begin EXERCISE MATERIALS

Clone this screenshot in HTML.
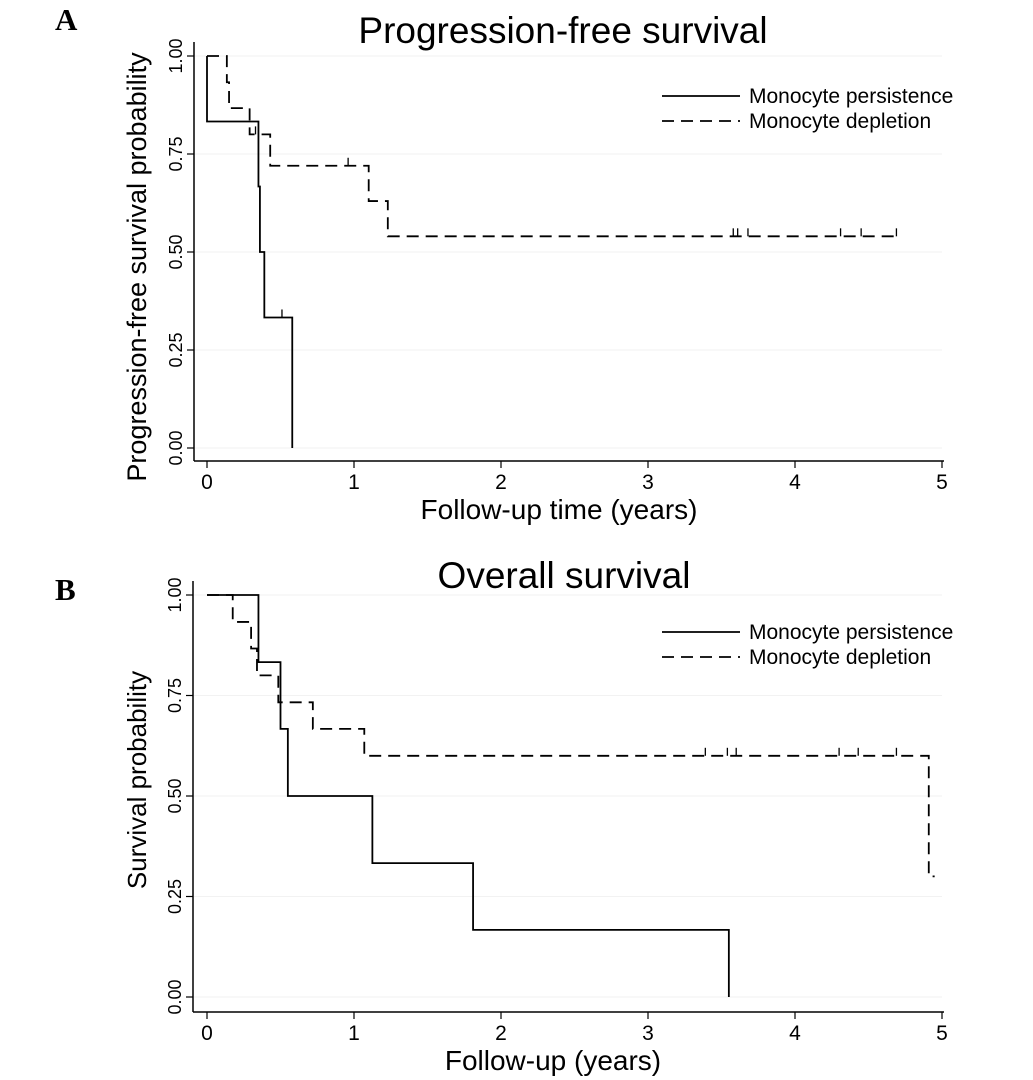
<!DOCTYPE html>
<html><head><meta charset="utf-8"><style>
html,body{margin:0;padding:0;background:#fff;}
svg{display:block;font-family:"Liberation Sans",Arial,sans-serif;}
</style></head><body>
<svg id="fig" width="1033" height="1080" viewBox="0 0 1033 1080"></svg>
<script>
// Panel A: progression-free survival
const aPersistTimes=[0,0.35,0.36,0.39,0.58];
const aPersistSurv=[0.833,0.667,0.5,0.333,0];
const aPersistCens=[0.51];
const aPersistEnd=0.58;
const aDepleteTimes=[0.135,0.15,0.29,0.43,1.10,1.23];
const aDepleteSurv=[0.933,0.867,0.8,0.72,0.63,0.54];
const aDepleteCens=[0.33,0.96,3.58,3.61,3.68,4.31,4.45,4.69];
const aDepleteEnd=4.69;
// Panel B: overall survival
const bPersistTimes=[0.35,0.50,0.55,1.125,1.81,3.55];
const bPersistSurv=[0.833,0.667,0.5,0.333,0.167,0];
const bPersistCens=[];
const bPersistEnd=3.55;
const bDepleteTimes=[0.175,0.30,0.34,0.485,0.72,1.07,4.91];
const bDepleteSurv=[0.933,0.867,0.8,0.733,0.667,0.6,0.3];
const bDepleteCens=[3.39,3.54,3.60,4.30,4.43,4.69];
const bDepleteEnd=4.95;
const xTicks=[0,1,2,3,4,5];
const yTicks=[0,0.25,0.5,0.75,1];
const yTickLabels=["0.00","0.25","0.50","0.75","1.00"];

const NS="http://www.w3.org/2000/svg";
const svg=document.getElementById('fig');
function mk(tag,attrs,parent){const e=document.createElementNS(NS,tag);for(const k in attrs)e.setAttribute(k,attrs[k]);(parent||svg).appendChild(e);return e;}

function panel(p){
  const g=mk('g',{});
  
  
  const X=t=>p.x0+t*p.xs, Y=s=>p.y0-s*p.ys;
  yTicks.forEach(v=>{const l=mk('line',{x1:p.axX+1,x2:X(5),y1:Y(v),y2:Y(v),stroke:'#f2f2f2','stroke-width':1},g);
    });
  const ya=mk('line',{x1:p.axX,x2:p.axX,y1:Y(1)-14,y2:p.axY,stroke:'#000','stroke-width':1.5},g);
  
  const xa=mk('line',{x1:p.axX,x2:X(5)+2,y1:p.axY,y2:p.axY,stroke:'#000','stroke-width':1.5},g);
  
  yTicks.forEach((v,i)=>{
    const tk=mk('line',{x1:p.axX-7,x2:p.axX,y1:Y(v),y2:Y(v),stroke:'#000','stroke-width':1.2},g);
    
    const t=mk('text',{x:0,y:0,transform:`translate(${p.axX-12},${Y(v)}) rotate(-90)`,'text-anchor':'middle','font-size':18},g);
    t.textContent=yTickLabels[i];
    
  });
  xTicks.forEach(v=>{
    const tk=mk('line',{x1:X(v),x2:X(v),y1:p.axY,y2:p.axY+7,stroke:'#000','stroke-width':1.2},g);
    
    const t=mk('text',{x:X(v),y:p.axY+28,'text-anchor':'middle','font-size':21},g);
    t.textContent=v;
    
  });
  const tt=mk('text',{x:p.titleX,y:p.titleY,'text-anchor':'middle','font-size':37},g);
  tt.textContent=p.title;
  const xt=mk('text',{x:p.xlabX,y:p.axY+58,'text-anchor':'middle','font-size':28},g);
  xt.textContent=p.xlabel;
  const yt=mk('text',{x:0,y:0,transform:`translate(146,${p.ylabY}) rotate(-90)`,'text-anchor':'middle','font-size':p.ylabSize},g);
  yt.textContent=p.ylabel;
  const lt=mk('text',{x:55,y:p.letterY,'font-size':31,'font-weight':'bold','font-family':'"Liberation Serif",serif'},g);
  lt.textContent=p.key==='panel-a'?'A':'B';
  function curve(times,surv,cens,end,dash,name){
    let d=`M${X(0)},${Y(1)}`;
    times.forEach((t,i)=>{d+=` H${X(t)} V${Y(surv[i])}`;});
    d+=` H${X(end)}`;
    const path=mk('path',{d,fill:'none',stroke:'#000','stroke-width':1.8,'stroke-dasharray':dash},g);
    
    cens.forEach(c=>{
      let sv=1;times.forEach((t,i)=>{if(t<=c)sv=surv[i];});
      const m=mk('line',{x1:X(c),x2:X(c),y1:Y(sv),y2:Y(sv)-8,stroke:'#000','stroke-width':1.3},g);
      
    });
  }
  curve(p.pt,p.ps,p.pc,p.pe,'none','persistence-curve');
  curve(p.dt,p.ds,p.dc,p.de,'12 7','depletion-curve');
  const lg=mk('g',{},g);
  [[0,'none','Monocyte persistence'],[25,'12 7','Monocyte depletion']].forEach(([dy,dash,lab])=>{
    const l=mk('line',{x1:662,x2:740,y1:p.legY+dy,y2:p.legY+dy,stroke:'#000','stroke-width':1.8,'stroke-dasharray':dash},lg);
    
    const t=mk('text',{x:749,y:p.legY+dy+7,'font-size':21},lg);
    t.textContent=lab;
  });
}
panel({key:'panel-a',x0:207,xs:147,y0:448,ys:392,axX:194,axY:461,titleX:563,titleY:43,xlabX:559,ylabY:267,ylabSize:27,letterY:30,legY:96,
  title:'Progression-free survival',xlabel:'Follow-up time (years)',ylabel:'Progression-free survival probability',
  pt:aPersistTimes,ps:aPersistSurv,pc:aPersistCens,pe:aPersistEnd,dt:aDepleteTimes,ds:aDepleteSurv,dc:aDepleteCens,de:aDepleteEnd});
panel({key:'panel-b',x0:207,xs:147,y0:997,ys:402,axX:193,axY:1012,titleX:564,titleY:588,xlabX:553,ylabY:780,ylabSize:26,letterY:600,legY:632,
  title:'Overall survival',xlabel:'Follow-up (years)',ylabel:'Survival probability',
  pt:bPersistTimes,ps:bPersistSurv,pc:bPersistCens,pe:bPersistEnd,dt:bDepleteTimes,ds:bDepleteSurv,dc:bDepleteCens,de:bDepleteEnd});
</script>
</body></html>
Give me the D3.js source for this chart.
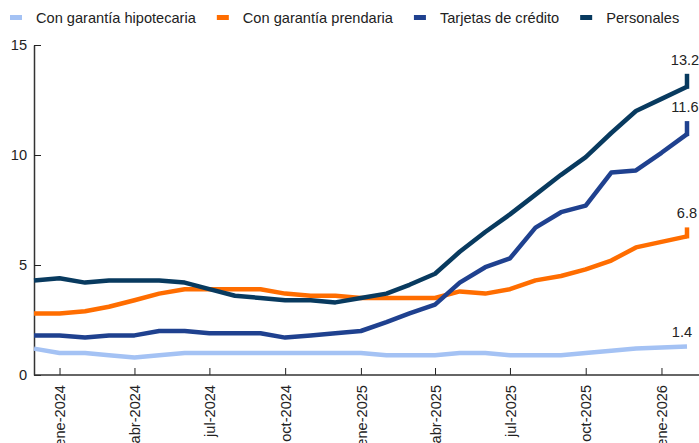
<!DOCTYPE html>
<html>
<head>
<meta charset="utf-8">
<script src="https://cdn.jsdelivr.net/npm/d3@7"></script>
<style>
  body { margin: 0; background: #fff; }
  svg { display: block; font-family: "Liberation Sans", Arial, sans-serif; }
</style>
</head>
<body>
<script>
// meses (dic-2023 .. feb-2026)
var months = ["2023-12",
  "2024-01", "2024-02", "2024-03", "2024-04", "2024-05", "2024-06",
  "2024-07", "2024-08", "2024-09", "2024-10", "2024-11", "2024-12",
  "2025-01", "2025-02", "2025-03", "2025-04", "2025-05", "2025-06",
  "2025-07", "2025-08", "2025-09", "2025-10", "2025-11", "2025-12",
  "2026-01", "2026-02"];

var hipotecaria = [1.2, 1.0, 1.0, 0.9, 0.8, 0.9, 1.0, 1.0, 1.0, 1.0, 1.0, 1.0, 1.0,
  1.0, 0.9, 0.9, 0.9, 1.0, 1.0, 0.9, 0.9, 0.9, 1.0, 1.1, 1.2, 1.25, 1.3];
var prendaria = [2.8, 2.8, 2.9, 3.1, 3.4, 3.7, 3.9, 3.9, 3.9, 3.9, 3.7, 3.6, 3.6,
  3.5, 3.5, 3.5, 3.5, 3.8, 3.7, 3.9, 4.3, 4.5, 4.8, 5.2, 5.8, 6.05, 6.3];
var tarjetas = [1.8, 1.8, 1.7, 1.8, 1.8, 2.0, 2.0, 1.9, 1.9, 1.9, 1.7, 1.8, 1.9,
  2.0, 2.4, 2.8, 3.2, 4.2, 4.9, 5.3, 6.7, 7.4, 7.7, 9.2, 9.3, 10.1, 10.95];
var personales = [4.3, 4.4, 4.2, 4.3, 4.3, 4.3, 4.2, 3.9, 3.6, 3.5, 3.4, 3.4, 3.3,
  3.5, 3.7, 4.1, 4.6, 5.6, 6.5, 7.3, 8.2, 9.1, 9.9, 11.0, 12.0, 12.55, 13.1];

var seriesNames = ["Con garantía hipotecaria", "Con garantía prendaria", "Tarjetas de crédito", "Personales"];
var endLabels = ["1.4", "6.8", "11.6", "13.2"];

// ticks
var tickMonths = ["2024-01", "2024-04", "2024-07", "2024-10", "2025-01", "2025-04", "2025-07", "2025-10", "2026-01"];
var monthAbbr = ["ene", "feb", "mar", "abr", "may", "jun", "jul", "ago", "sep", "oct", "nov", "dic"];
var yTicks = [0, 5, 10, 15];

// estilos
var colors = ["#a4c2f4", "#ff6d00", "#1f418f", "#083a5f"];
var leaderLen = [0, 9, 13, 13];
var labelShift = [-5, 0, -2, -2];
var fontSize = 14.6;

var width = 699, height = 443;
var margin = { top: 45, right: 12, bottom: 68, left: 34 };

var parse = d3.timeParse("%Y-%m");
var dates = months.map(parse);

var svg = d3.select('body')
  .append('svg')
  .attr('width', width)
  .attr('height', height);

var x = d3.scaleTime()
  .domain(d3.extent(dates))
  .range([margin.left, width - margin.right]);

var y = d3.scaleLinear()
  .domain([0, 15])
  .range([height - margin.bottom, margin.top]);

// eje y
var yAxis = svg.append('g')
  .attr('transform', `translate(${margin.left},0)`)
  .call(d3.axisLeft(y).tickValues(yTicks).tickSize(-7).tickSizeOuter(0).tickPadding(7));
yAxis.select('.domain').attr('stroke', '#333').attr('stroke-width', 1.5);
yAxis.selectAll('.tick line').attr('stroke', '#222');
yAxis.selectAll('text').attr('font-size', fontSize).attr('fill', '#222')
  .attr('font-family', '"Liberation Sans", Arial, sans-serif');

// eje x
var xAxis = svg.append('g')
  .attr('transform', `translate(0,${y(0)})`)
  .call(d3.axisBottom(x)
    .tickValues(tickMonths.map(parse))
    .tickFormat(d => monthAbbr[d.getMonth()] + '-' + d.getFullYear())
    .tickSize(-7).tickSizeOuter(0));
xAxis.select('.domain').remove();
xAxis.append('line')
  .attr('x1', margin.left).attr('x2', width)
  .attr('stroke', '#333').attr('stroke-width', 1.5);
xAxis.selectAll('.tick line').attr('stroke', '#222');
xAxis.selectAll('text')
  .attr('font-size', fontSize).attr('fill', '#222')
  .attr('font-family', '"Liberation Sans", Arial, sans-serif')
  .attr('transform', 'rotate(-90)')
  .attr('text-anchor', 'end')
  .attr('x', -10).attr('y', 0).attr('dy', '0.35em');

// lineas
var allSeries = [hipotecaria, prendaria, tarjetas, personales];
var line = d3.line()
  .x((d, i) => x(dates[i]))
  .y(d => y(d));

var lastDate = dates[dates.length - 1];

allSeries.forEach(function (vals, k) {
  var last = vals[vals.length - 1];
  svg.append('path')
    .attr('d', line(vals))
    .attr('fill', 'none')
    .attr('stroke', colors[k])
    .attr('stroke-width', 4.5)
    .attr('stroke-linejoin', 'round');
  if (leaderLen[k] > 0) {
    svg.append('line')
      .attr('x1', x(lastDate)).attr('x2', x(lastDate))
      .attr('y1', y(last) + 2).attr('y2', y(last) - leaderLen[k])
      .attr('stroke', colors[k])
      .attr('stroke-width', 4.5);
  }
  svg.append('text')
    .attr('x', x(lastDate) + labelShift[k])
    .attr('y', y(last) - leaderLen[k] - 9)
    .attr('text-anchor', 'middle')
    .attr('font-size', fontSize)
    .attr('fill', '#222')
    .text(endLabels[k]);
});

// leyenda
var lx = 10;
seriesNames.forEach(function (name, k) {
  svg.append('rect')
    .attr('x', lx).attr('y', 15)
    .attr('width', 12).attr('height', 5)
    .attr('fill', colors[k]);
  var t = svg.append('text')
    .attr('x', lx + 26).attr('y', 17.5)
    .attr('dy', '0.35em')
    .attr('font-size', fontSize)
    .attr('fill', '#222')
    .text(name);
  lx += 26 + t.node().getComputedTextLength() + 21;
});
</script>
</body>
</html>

end EXERCISE MATERIALS

[TASK REQUIREMENTS]: From the line containing "Give me the D3.js source for this chart." to the line containing "- margin.bottom, margin.top]);", both lines included, give the text again exactly, without any pictures.

[RESULT OF THE TASK]:
Give me the D3.js source for this chart.
<!DOCTYPE html>
<html>
<head>
<meta charset="utf-8">
<script src="https://cdn.jsdelivr.net/npm/d3@7"></script>
<style>
  body { margin: 0; background: #fff; }
  svg { display: block; font-family: "Liberation Sans", Arial, sans-serif; }
</style>
</head>
<body>
<script>
// meses (dic-2023 .. feb-2026)
var months = ["2023-12",
  "2024-01", "2024-02", "2024-03", "2024-04", "2024-05", "2024-06",
  "2024-07", "2024-08", "2024-09", "2024-10", "2024-11", "2024-12",
  "2025-01", "2025-02", "2025-03", "2025-04", "2025-05", "2025-06",
  "2025-07", "2025-08", "2025-09", "2025-10", "2025-11", "2025-12",
  "2026-01", "2026-02"];

var hipotecaria = [1.2, 1.0, 1.0, 0.9, 0.8, 0.9, 1.0, 1.0, 1.0, 1.0, 1.0, 1.0, 1.0,
  1.0, 0.9, 0.9, 0.9, 1.0, 1.0, 0.9, 0.9, 0.9, 1.0, 1.1, 1.2, 1.25, 1.3];
var prendaria = [2.8, 2.8, 2.9, 3.1, 3.4, 3.7, 3.9, 3.9, 3.9, 3.9, 3.7, 3.6, 3.6,
  3.5, 3.5, 3.5, 3.5, 3.8, 3.7, 3.9, 4.3, 4.5, 4.8, 5.2, 5.8, 6.05, 6.3];
var tarjetas = [1.8, 1.8, 1.7, 1.8, 1.8, 2.0, 2.0, 1.9, 1.9, 1.9, 1.7, 1.8, 1.9,
  2.0, 2.4, 2.8, 3.2, 4.2, 4.9, 5.3, 6.7, 7.4, 7.7, 9.2, 9.3, 10.1, 10.95];
var personales = [4.3, 4.4, 4.2, 4.3, 4.3, 4.3, 4.2, 3.9, 3.6, 3.5, 3.4, 3.4, 3.3,
  3.5, 3.7, 4.1, 4.6, 5.6, 6.5, 7.3, 8.2, 9.1, 9.9, 11.0, 12.0, 12.55, 13.1];

var seriesNames = ["Con garantía hipotecaria", "Con garantía prendaria", "Tarjetas de crédito", "Personales"];
var endLabels = ["1.4", "6.8", "11.6", "13.2"];

// ticks
var tickMonths = ["2024-01", "2024-04", "2024-07", "2024-10", "2025-01", "2025-04", "2025-07", "2025-10", "2026-01"];
var monthAbbr = ["ene", "feb", "mar", "abr", "may", "jun", "jul", "ago", "sep", "oct", "nov", "dic"];
var yTicks = [0, 5, 10, 15];

// estilos
var colors = ["#a4c2f4", "#ff6d00", "#1f418f", "#083a5f"];
var leaderLen = [0, 9, 13, 13];
var labelShift = [-5, 0, -2, -2];
var fontSize = 14.6;

var width = 699, height = 443;
var margin = { top: 45, right: 12, bottom: 68, left: 34 };

var parse = d3.timeParse("%Y-%m");
var dates = months.map(parse);

var svg = d3.select('body')
  .append('svg')
  .attr('width', width)
  .attr('height', height);

var x = d3.scaleTime()
  .domain(d3.extent(dates))
  .range([margin.left, width - margin.right]);

var y = d3.scaleLinear()
  .domain([0, 15])
  .range([height - margin.bottom, margin.top]);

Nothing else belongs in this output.